Особое внимание в работе Ливена уделено так называемым немцам. Эта тема имеет для автора особое значение: он сам происходит из известного прибалтийского рода баронов (впоследствии князей) Ливенов, представители которого неоднократно появляются на страницах книги. Не секрет, что многие ведущие генералы русской армии были этническими немцами: или русскими подданными — выходцами из прибалтийских провинций, или эмигрантами из Германии. Эта способность российского государства привлечь на службу высококвалифицированные кадры, вне зависимости от их этнического происхождения, во многом и объясняет высокую эффективность созданной Александром I военной машины. Однако, как напоминает Ливен, сама постановка вопроса о том, были ли Бенкендорфы или Ливены «немцами» или «русскими», неуместна. Россия на этот момент была типичным европейским государством «старого режима», где элита была по определению космополитична: любой, кто принял присягу на верность русскому или австрийскому императору, становился «русским» или «австрийским» офицером. Другое дело, что как раз в это время начали формироваться современные представления о том, что «русский» — это не просто любой подданный русского императора, а нечто другое. Именно такие националистические представления и мешают объективной оценке нами той войны. Любые действия генералов Витгенштейна или Остен-Сакена, принца Евгения Вюртембергского или барона фон Толля обычно воспринимаются как подозрительные с точки зрения русских национальных интересов, скорее всего, ошибочные и уж совершенно точно малозначительные по сравнению с достижениями подлинно русских героев вроде грузинского князя Багратиона.

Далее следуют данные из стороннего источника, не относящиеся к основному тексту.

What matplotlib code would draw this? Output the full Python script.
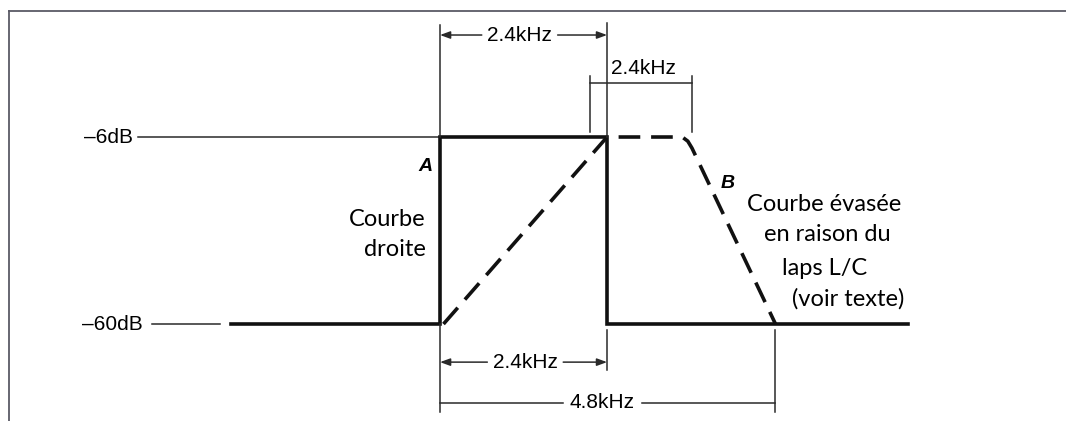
import matplotlib
matplotlib.use("Agg")
import matplotlib.pyplot as plt
from matplotlib.lines import Line2D

# response A: brick-wall filter (kHz, dB)
freq_a = [-3.0, 0.0, 0.0, 2.4, 2.4, 6.72]
level_a = [-60, -60, -6, -6, -60, -60]

# response B: sloped filter (kHz, dB)
freq_b = [0.05, 2.4, 3.48, 3.56, 3.62, 4.82]
level_b = [-60, -6, -6, -7.2, -9.2, -60]

levels = [-6, -60]
level_labels = ["\u20136dB", "\u201360dB"]

dim_label = "2.4kHz"
wide_label = "4.8kHz"

fig = plt.figure(figsize=(10.66, 4.21), dpi=100)
ax = fig.add_axes([0, 0, 1, 1])
ax.set_xlim(-6.322, 8.994)
ax.set_ylim(-88.0, 33.56)
ax.axis("off")

sans = "Liberation Sans"
geo = "Lato"
thin = dict(color="#2a2a2a", lw=1.1)

# frame (top and left only)
fig.add_artist(Line2D([9 / 1066, 1], [1 - 11 / 421] * 2, color="#5a5a66", lw=1.3))
fig.add_artist(Line2D([9 / 1066] * 2, [0, 1 - 11 / 421], color="#5a5a66", lw=1.3))

# level reference lines and labels
ax.plot([-4.34, 0], [levels[0]] * 2, **thin)
ax.plot([-4.14, -3.16], [levels[1]] * 2, **thin)
ax.text(-4.41, levels[0], level_labels[0], ha="right", va="center",
        fontsize=15, family=sans)
ax.text(-4.27, levels[1], level_labels[1], ha="right", va="center",
        fontsize=15, family=sans)

# curves
ax.plot(freq_a, level_a, color="#111111", lw=2.6, solid_joinstyle="miter")
ax.plot(freq_b, level_b, color="#111111", lw=2.6, dashes=(6, 3),
        dash_capstyle="butt")

# extension lines
ax.plot([0, 0], [26.3, -6], **thin)
ax.plot([2.4, 2.4], [27.0, -6], **thin)
ax.plot([2.155, 2.155], [11.5, -4.6], **thin)
ax.plot([3.62, 3.62], [11.5, -4.6], **thin)
ax.plot([0, 0], [-60, -85.4], **thin)
ax.plot([2.4, 2.4], [-61.7, -73.3], **thin)
ax.plot([4.82, 4.82], [-61.7, -85.4], **thin)

arrow = dict(arrowstyle="-|>,head_length=0.6,head_width=0.22",
             color="#2a2a2a", lw=1.1, shrinkA=0, shrinkB=0)


def dim(y, x0, x1, t0, t1, label):
    ax.annotate("", xy=(x0, y), xytext=(t0, y), arrowprops=arrow)
    ax.annotate("", xy=(x1, y), xytext=(t1, y), arrowprops=arrow)
    ax.text((t0 + t1) / 2, y, label, ha="center", va="center",
            fontsize=15, family=sans)


dim(23.45, 0, 2.4, 0.6, 1.69, dim_label)
dim(-71.0, 0, 2.4, 0.68, 1.77, dim_label)

# narrow dimension
ax.plot([2.155, 3.62], [9.6, 9.6], **thin)
ax.text(2.92, 13.9, dim_label, ha="center", va="center", fontsize=15,
        family=sans)

# 4.8 kHz dimension
ax.plot([0, 1.77], [-82.8, -82.8], **thin)
ax.plot([2.9, 4.82], [-82.8, -82.8], **thin)
ax.text(2.33, -82.8, wide_label, ha="center", va="center", fontsize=15,
        family=sans)

# curve annotations
ax.text(-0.21, -14.4, "A", ha="center", va="center", fontsize=14,
        fontweight="bold", style="italic", family=sans)
ax.text(4.14, -19.3, "B", ha="center", va="center", fontsize=14,
        fontweight="bold", style="italic", family=sans)
ax.text(-0.21, -29.8, "Courbe", ha="right", va="center", fontsize=17,
        family=geo)
ax.text(-0.21, -38.5, "droite", ha="right", va="center", fontsize=17,
        family=geo)

note_x = [5.52, 5.57, 5.53, 5.86]
note_y = [-25.5, -34.2, -44.0, -52.6]
note_lines = ["Courbe \u00e9vas\u00e9e", "en raison du", "laps L/C", "(voir texte)"]
for x, y, s in zip(note_x, note_y, note_lines):
    ax.text(x, y, s, ha="center", va="center", fontsize=17, family=geo)

fig.savefig("out.png", dpi=100)
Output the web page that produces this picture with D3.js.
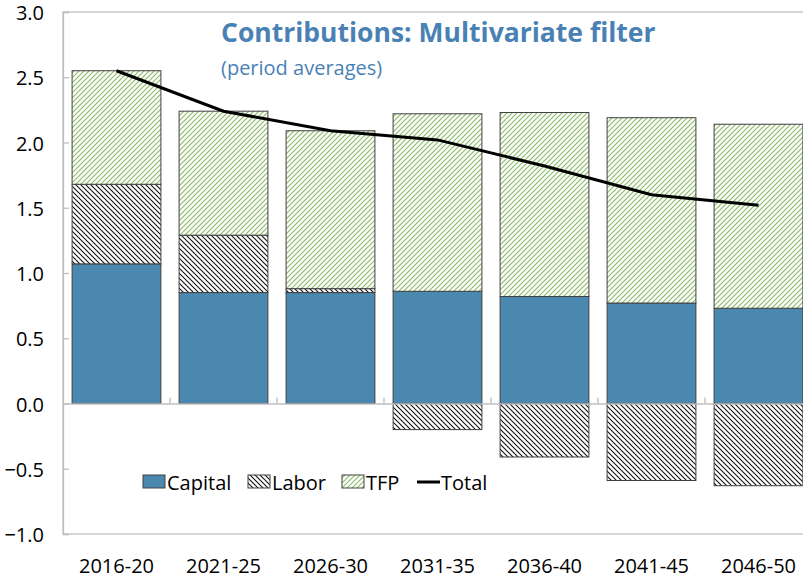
<!DOCTYPE html>
<html>
<head>
<meta charset="utf-8">
<script src="https://cdn.jsdelivr.net/npm/d3@7"></script>
<style>
  body { margin: 0; background: #fff; }
  svg { display: block; font-family: "Segoe UI", "Open Sans", "Noto Sans", sans-serif; }
</style>
</head>
<body>
<div id="chart"></div>
<script>
// chart data
var periods = ["2016-20", "2021-25", "2026-30", "2031-35", "2036-40", "2041-45", "2046-50"];
var capital = [1.07, 0.85, 0.85, 0.86, 0.82, 0.77, 0.73];
var labor   = [0.61, 0.44, 0.03, -0.20, -0.41, -0.59, -0.63];
var tfp     = [0.87, 0.95, 1.21, 1.36, 1.41, 1.42, 1.41];
var total   = [2.55, 2.24, 2.09, 2.02, 1.82, 1.60, 1.52];
var yTicks  = [-1.0, -0.5, 0.0, 0.5, 1.0, 1.5, 2.0, 2.5, 3.0];

var W = 803, H = 581;
var margin = {top: 12, right: -9, bottom: 47, left: 63};
var width = W - margin.left - margin.right,
    height = H - margin.top - margin.bottom;

var blue = "#4a88b0", green = "#8cbd6a", titleBlue = "#4a81b5";
var fs = 20;

var svg = d3.select("#chart").append("svg")
    .attr("width", W).attr("height", H);

var defs = svg.append("defs");
// labor hatch: black "\" lines
var pl = defs.append("pattern").attr("id", "laborPat")
    .attr("patternUnits", "userSpaceOnUse").attr("width", 5).attr("height", 5);
pl.append("rect").attr("width", 5).attr("height", 5).attr("fill", "#fff");
pl.append("path").attr("d", "M-1,-1 L6,6 M-1,4 L1,6 M4,-1 L6,1")
    .attr("stroke", "#111").attr("stroke-width", 1.1);
// tfp hatch: green "/" lines
var pt = defs.append("pattern").attr("id", "tfpPat")
    .attr("patternUnits", "userSpaceOnUse").attr("width", 5).attr("height", 5);
pt.append("rect").attr("width", 5).attr("height", 5).attr("fill", "#fff");
pt.append("path").attr("d", "M-1,6 L6,-1 M-1,1 L1,-1 M4,6 L6,4")
    .attr("stroke", green).attr("stroke-width", 1.2);

var g = svg.append("g").attr("transform", "translate(" + margin.left + "," + margin.top + ")");

var x = d3.scaleBand().domain(periods).range([0, width]).paddingInner(0.17).paddingOuter(0.085);
var xb = d3.scaleBand().domain(periods).range([0, width]);
var y = d3.scaleLinear().domain([-1, 3]).range([height, 0]);

// frame
g.append("rect").attr("width", width).attr("height", height)
    .attr("fill", "none").attr("stroke", "#bfbfbf").attr("stroke-width", 1.3);

// stacked series
var rows = periods.map(function(p, i) {
  return {p: p, cap: capital[i], lab: labor[i], tfp: tfp[i]};
});
var segs = [];
rows.forEach(function(r) {
  segs.push({p: r.p, y0: 0, y1: r.cap, fill: blue});
  var labBase = r.lab >= 0 ? r.cap : 0;
  segs.push({p: r.p, y0: labBase, y1: labBase + r.lab, fill: "url(#laborPat)"});
  var tfpBase = r.cap + Math.max(r.lab, 0);
  segs.push({p: r.p, y0: tfpBase, y1: tfpBase + r.tfp, fill: "url(#tfpPat)"});
});

g.selectAll("rect.seg").data(segs).enter().append("rect")
    .attr("class", "seg")
    .attr("x", function(d) { return x(d.p); })
    .attr("width", x.bandwidth())
    .attr("y", function(d) { return y(Math.max(d.y0, d.y1)); })
    .attr("height", function(d) { return Math.abs(y(d.y0) - y(d.y1)); })
    .attr("fill", function(d) { return d.fill; })
    .attr("stroke", "#404040").attr("stroke-width", 1);

// zero axis with category ticks
var xAxis = g.append("g").attr("transform", "translate(0," + y(0) + ")")
    .call(d3.axisBottom(xb).tickSize(0).tickFormat(""));
xAxis.select(".domain").attr("stroke", "#bfbfbf").attr("stroke-width", 1.3);
xAxis.selectAll(".bnd").data(periods.slice(1)).enter().append("line")
    .attr("class", "bnd")
    .attr("x1", function(d) { return xb(d); }).attr("x2", function(d) { return xb(d); })
    .attr("y1", 0).attr("y2", -6).attr("stroke", "#bfbfbf").attr("stroke-width", 1.3);

// category labels at bottom
g.selectAll("text.cat").data(periods).enter().append("text")
    .attr("class", "cat")
    .attr("x", function(d) { return xb(d) + xb.bandwidth() / 2; })
    .attr("y", height + 39)
    .attr("text-anchor", "middle")
    .attr("font-size", fs).attr("fill", "#000")
    .text(function(d) { return d; });

// y axis
var yAxis = g.append("g")
    .call(d3.axisLeft(y).tickValues(yTicks).tickFormat(d3.format(".1f")).tickSize(-6).tickPadding(19));
yAxis.select(".domain").attr("stroke", "#bfbfbf").attr("stroke-width", 1.3);
yAxis.selectAll(".tick line").attr("stroke", "#bfbfbf").attr("stroke-width", 1.3);
yAxis.selectAll(".tick text").attr("font-size", fs).attr("fill", "#000").attr("dy", "0.38em")
    .attr("font-family", "Segoe UI, Open Sans, Noto Sans, sans-serif");

// total line
var line = d3.line()
    .x(function(d, i) { return x(periods[i]) + x.bandwidth() / 2; })
    .y(function(d) { return y(d); });
g.append("path").datum(total).attr("d", line)
    .attr("fill", "none").attr("stroke", "#000").attr("stroke-width", 3);

// title
svg.append("text").attr("x", 221).attr("y", 42)
    .attr("font-size", 26.5).attr("font-weight", "bold").attr("fill", titleBlue)
    .text("Contributions: Multivariate filter");
svg.append("text").attr("x", 221).attr("y", 75)
    .attr("font-size", fs).attr("fill", titleBlue)
    .text("(period averages)");

// legend
var legend = [
  {name: "Capital", type: "rect", fill: blue, x: 143},
  {name: "Labor", type: "rect", fill: "url(#laborPat)", x: 248},
  {name: "TFP", type: "rect", fill: "url(#tfpPat)", x: 342},
  {name: "Total", type: "line", x: 417}
];
var lg = svg.append("g");
legend.forEach(function(l) {
  if (l.type === "rect") {
    lg.append("rect").attr("x", l.x).attr("y", 475).attr("width", 22).attr("height", 13)
      .attr("fill", l.fill).attr("stroke", "#404040").attr("stroke-width", 1);
  } else {
    lg.append("line").attr("x1", l.x).attr("x2", l.x + 23).attr("y1", 482).attr("y2", 482)
      .attr("stroke", "#000").attr("stroke-width", 3);
  }
  lg.append("text").attr("x", l.x + 24).attr("y", 490)
    .attr("font-size", fs).attr("fill", "#000").text(l.name);
});
</script>
</body>
</html>
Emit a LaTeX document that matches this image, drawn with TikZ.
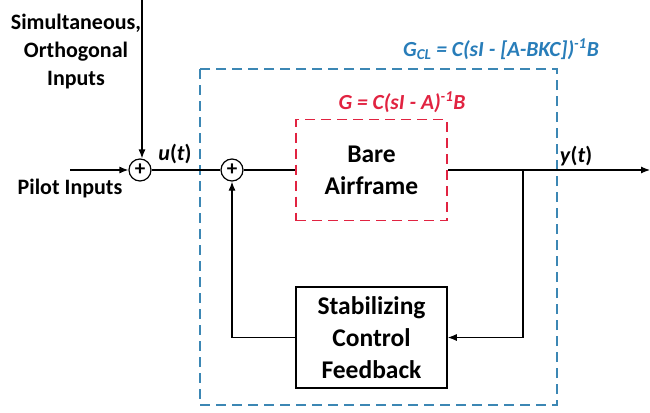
\documentclass[tikz,border=0pt]{standalone}
\usepackage{fontspec}
\setmainfont{Carlito}
\usetikzlibrary{arrows.meta}
\definecolor{loopBlue}{RGB}{40,125,185}
\definecolor{plantRed}{RGB}{225,35,65}
\definecolor{dashBlue}{RGB}{60,135,180}

\tikzset{
  sumnode/.style={draw, circle, line width=1.2pt, minimum size=22pt, inner sep=0pt,
    font=\fontsize{21}{21}\selectfont\bfseries},
  blockbox/.style={minimum width=151pt, minimum height=101pt, align=center,
    line width=1.5pt, font=\fontsize{25.5}{32}\selectfont\bfseries},
  lbl/.style={align=center, font=\fontsize{22}{28}\selectfont\bfseries},
  eqn/.style={font=\fontsize{21.5}{24}\selectfont\bfseries\itshape},
  sig/.style={line width=1.2pt, -{Latex[length=9pt,width=7pt]}},
  wire/.style={line width=1.2pt}
}

\begin{document}
\begin{tikzpicture}[x=1pt,y=-1pt]
  \useasboundingbox (0,0) rectangle (650,412);

  % closed loop boundary
  \draw[dashBlue, line width=1.6pt, dash pattern=on 10pt off 6pt] (200,69) rectangle (557,405);

  \node[sumnode] (sumA) at (140,170) {+};
  \node[sumnode] (sumB) at (232,170) {+};
  \node[blockbox, draw=plantRed, dash pattern=on 10pt off 6pt] (plant) at (371.5,170) {Bare\\Airframe};
  \node[blockbox, draw] (ctrl) at (371.5,337.5) {Stabilizing\\Control\\Feedback};

  \coordinate (orthIn) at (142,0);
  \coordinate (pilotIn) at (70,170);
  \coordinate (branch) at (523,170);
  \coordinate (yOut) at (650,170);

  \draw[sig] (orthIn) -- (orthIn |- sumA.north);
  \draw[sig] (pilotIn) -- (sumA);
  \draw[wire] (sumA) -- (sumB);
  \draw[wire] (sumB) -- (plant);
  \draw[sig] (plant) -- (yOut);
  \draw[sig] (branch) |- (ctrl);
  \draw[sig] (ctrl) -| (sumB);

  % labels
  \node[lbl] (orthLbl) at (76,52) {Simultaneous,\\Orthogonal\\Inputs};
  \node[lbl] (pilotLbl) at (70,189) {Pilot Inputs};
  \node[lbl] (uLbl) at (175,154) {\textit{u}(\textit{t})};
  \node[lbl] (yLbl) at (576,156) {\textit{y}(\textit{t})};
  \node[eqn, text=plantRed] (gLbl) at (402,102) {G = C(sI - A)\textsuperscript{-1}B};
  \node[eqn, text=loopBlue] (gclLbl) at (501,49) {G\textsubscript{CL} = C(sI - [A-BKC])\textsuperscript{-1}B};
\end{tikzpicture}
\end{document}
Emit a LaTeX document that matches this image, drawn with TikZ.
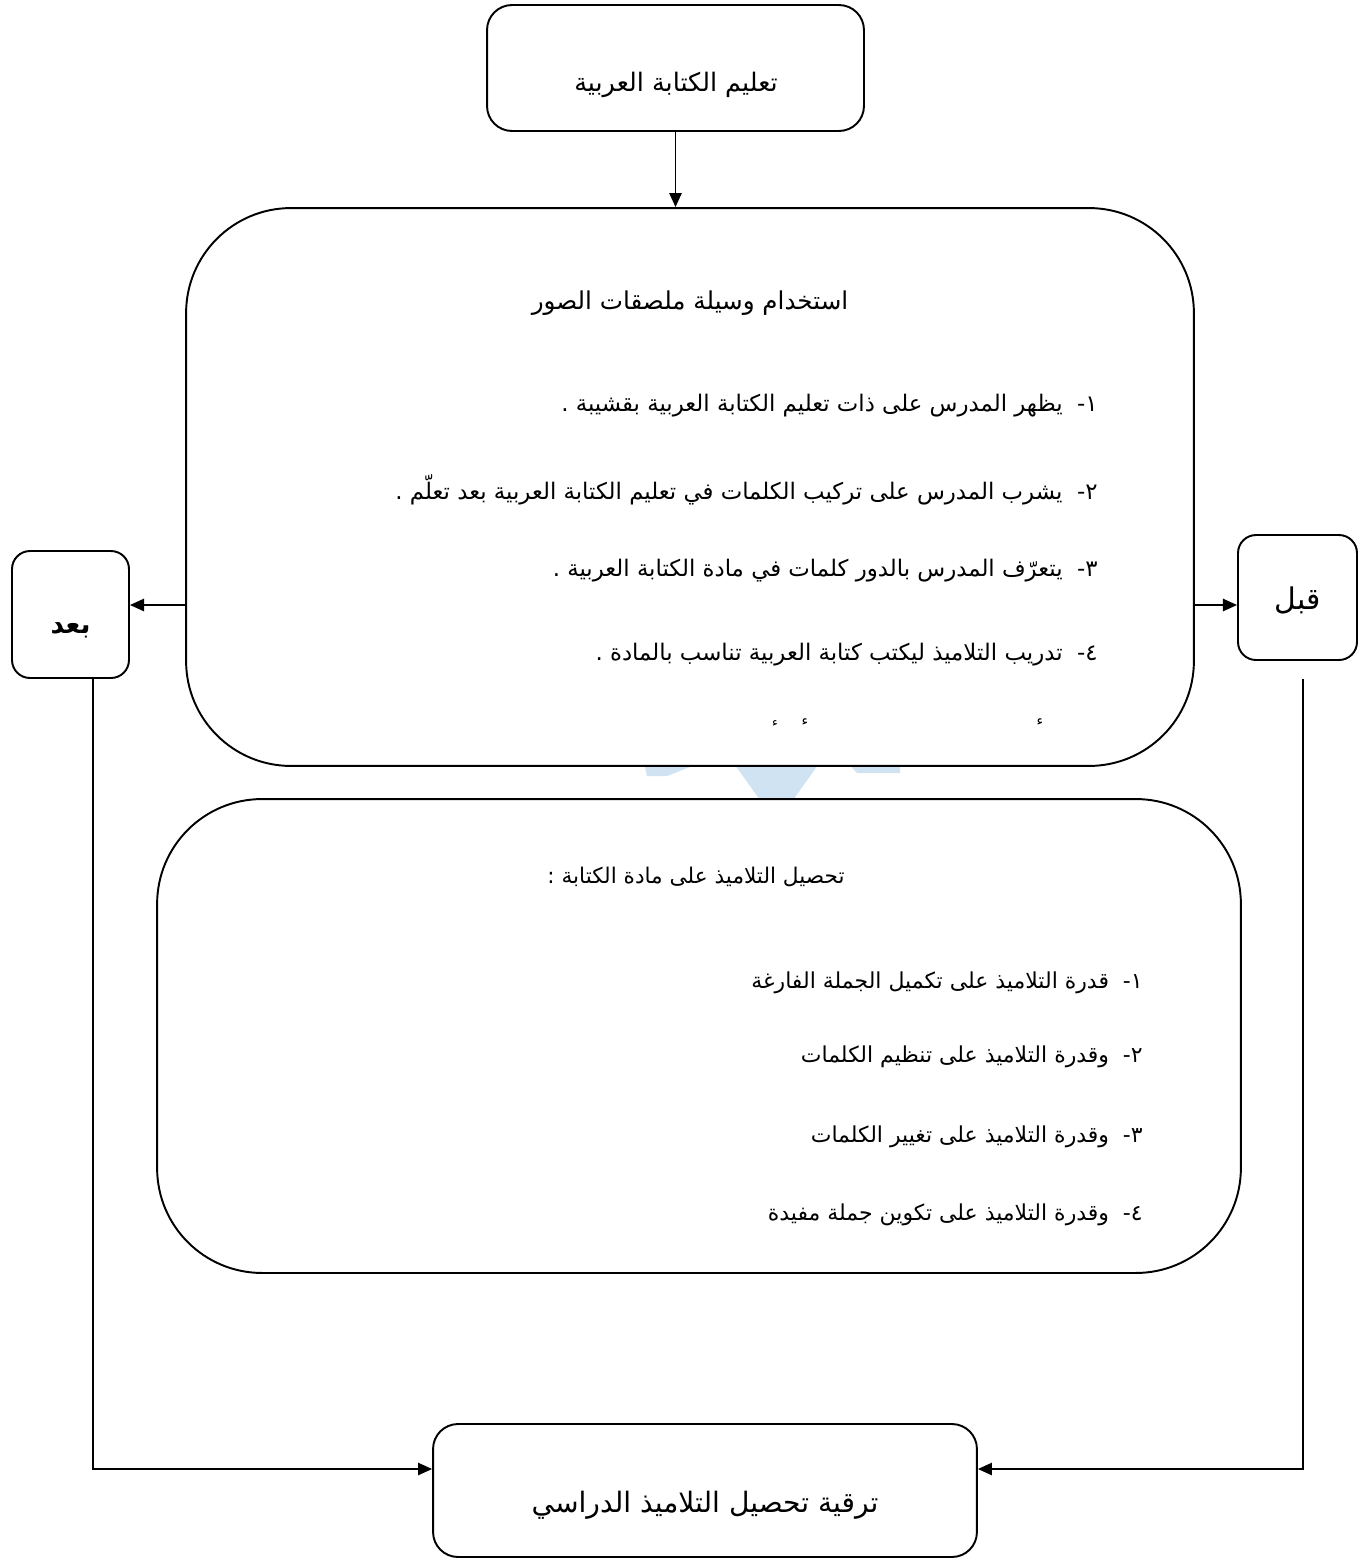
\documentclass[tikz,border=0pt]{standalone}
\usepackage{fontspec}
\usetikzlibrary{arrows.meta}
\TeXXeTstate=1
\newfontfamily\arabicfont[Script=Arabic]{DejaVu Sans}
\newcommand{\fsz}[1]{\fontsize{#1}{#1}\arabicfont}
\definecolor{wmblue}{RGB}{207,227,243}
\tikzset{
  box/.style={draw, line width=1.1pt, fill=white, inner sep=0pt},
  arr/.style={line width=1pt, -{Triangle[length=8pt,width=7pt]}},
  txt/.style={inner sep=0pt, text=black},
}
\begin{document}
\begin{tikzpicture}[x=0.02cm, y=-0.02cm]
\useasboundingbox (0,0) rectangle (1359,1560);
% watermark fragments
\fill[wmblue] (643,758) -- (713,758) -- (667,776) -- (647,776) -- cycle;
\fill[wmblue] (730,758) -- (823,758) -- (793,800) -- (760,800) -- cycle;
\fill[wmblue] (843,758) -- (900,758) -- (900,773) -- (857,773) -- cycle;
% boxes
\node[box, rounded corners=0.5cm, minimum width=7.54cm, minimum height=2.52cm] (T) at (675.5,68) {};
\node[box, rounded corners=2.1cm, minimum width=20.16cm, minimum height=11.16cm] (B1) at (690,487) {};
\node[box, rounded corners=2.1cm, minimum width=21.68cm, minimum height=9.48cm] (B2) at (699,1036) {};
\node[box, rounded corners=0.36cm, minimum width=2.34cm, minimum height=2.54cm] (A) at (70.5,614.5) {};
\node[box, rounded corners=0.36cm, minimum width=2.38cm, minimum height=2.5cm] (Q) at (1297.5,597.5) {};
\node[box, rounded corners=0.5cm, minimum width=10.88cm, minimum height=2.66cm] (F) at (705,1490.5) {};
% texts
\node[txt] (tT) at (676,85) {\fsz{14.5pt}\beginR تعليم الكتابة العربية\endR};
\node[txt] (tB1) at (690,303) {\fsz{14pt}\beginR استخدام وسيلة ملصقات الصور\endR};
\node[txt, anchor=east] (l1) at (1098,406) {\fsz{13pt}\beginR ١-\ \ يظهر المدرس على ذات تعليم الكتابة العربية بقشيبة .\endR};
\node[txt, anchor=east] (l2) at (1098,490) {\fsz{13pt}\beginR ٢-\ \ يشرب المدرس على تركيب الكلمات في تعليم الكتابة العربية بعد تعلّم .\endR};
\node[txt, anchor=east] (l3) at (1098,571) {\fsz{13pt}\beginR ٣-\ \ يتعرّف المدرس بالدور كلمات في مادة الكتابة العربية .\endR};
\node[txt, anchor=east] (l4) at (1098,655) {\fsz{13pt}\beginR ٤-\ \ تدريب التلاميذ ليكتب كتابة العربية تناسب بالمادة .\endR};
\node[txt] (h1) at (1040,722) {\fsz{8pt}ء};
\node[txt] (h2) at (805,722) {\fsz{8pt}ء};
\node[txt] (h3) at (775,724) {\fsz{7pt}ء};
\node[txt] (tB2) at (696,877) {\fsz{12.3pt}\beginR تحصيل التلاميذ على مادة الكتابة :\endR};
\node[txt, anchor=east] (m1) at (1143,983) {\fsz{12.5pt}\beginR ١-\ \ قدرة التلاميذ على تكميل الجملة الفارغة\endR};
\node[txt, anchor=east] (m2) at (1143,1057) {\fsz{12.5pt}\beginR ٢-\ \ وقدرة التلاميذ على تنظيم الكلمات\endR};
\node[txt, anchor=east] (m3) at (1143,1137) {\fsz{12.5pt}\beginR ٣-\ \ وقدرة التلاميذ على تغيير الكلمات\endR};
\node[txt, anchor=east] (m4) at (1143,1215) {\fsz{12.5pt}\beginR ٤-\ \ وقدرة التلاميذ على تكوين جملة مفيدة\endR};
\node[txt] (tA) at (70.5,630) {\bfseries\fsz{15pt}بعد};
\node[txt] (tQ) at (1297.5,600) {\fsz{17pt}قبل};
\node[txt] (tF) at (705,1505) {\fsz{16pt}\beginR ترقية تحصيل التلاميذ الدراسي\endR};
% connectors
\coordinate (mid) at (0,605);
\coordinate (low) at (0,1469);
\coordinate (Ad) at (93,0);
\coordinate (Qd) at (1303,679);
\draw[arr] (T.south) -- (T.south |- B1.north);
\draw[arr] (B1.east |- mid) -- (Q.west |- mid);
\draw[arr] (B1.west |- mid) -- (A.east |- mid);
\draw[arr] (A.south -| Ad) -- (Ad |- low) -- (F.west |- low);
\draw[arr] (Qd) -- (Qd |- low) -- (F.east |- low);
\end{tikzpicture}
\end{document}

Особый интерес представляют рассуждения Ливена о проблемах военного управления. Историки почему-то не пишут, удивляется профессор, о том, каким огромным достижением была способность русских тыловиков (которых возглавлял, кстати, Егор Францевич — он же Георг Людвиг — Канкрин, будущий министр финансов) в 1813–1814 годах доставлять в армию, находившуюся за тысячи верст от дома, пополнения и бесперебойно снабжать ее всем необходимым. Совершенно теряются из вида такие «скучные» детали, как, например, создание в 1808 году рекрутских депо и реорганизация в 1811 году гарнизонных войск. До создания депо новобранцы для обучения направлялись из уездов прямо в полки, где офицерам часто было не до них; в условиях войны на собственно русской территории такая система не могла бы работать в принципе. В депо же офицеры и солдаты-ветераны специально выделялись для обучения новобранцев, которые затем могли направляться на фронт организованно. А реформа гарнизонных войск не только высвободила достаточно опытных солдат для формирования целых 13 полков (что в условиях нехватки финансов было крайне важно), но и создала систему, позволившую в будущем препровождать новобранцев на фронт, а пленных эскортировать в глубь страны. Эти недооцененные историками реформы внесли, по мнению Ливена, решающий вклад в повышение эффективности русской армии, а значит, и в победу.

Все это не отменяет, впрочем, того факта, что русская армия и русская государственная система принадлежали уходящей эпохе: они были гораздо более эффективными, чем мы привыкли считать, но это была эффективность винтового самолета накануне эпохи реактивных двигателей. Более того, именно высокая эффективность, достигнутая системой в ходе войн с Наполеоном, убедила руководство страны в том, что никакие реформы не нужны. Русская армия застыла в своем развитии на несколько десятилетий: реформы стали возможны лишь после поражения в Крымской войне и окончательного ухода со сцены поколения победителей Наполеона.